STM on the other hand is excellent for problems where you need consensus and a stable view of the state by providing compositional transactional shared state. Some of the really nice traits of STM are that transactions compose, and that it raises the abstraction level from lock-based concurrency.
Akkas’ Transactors, e.g. being able to optionally combine Actors and STM provides IMHO the best of the Actor model (concurrency and asynchronous event-based programming) and STM (compositional transactional shared state) by providing transactional, compositional,
asynchronous, event-based message flows.
  • Transactional (in-memory) Map, Vector & Reference
  • Implements the Clojure’s state model using Managed References and persistent data structures
  • The STM understands the Actor model, e.g.
    • allows you to orchestrate composed asynchronous message flows if you have a need for consensus across many Actors
    • is not tied to a specific thread but follows the message across thread boundaries
    • works with asynchronous calls (that never return)
  • Distributed transactions will come soon, backed up by ZooKeeper.

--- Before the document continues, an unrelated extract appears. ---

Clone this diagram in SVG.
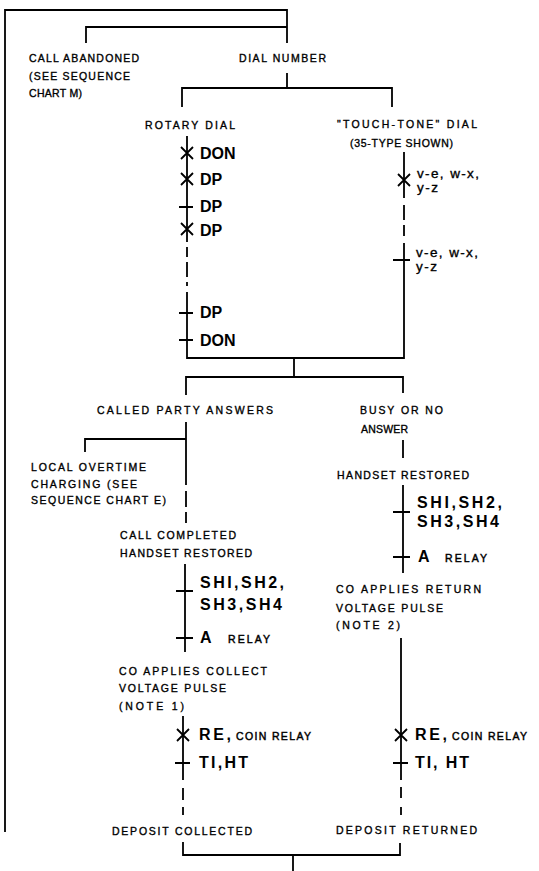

REST & Comet (push/streaming REST/AJAX) module

  • Expose Actors & Active Objects as REST services through JAX-RS
  • Expose Actors & Active Objects as Comet services through Atmosphere

Security module

  • Secure your Comet or REST services using HTTP Auth via easy-to-use annotations.
  • Both Digest and Kerberos security managers.

Persistence modules

  • Provides persistence abstractions exposed through Transactional Map, Vector & Reference
  • Works with the Software Transactional Memory to provide transactional storage.
  • Current back-ends are:
    • Cassandra
    • MongoDB
    • Redis

Servlet

To be deployed in arbitrary servlet container


AMQP

An Actor abstraction over AMQP. Producer and Consumer. Supervised for fault-tolerance.


Microkernel

Embedding servlet container implementing a full enterprise stack


Management and Monitoring

Exposes all configuration parameters, such as thread pools, queue sizes and current depth, fault rates etc. through:
  • JMX allowing both management and monitoring
  • w3c logging
This is part of the commercial offering.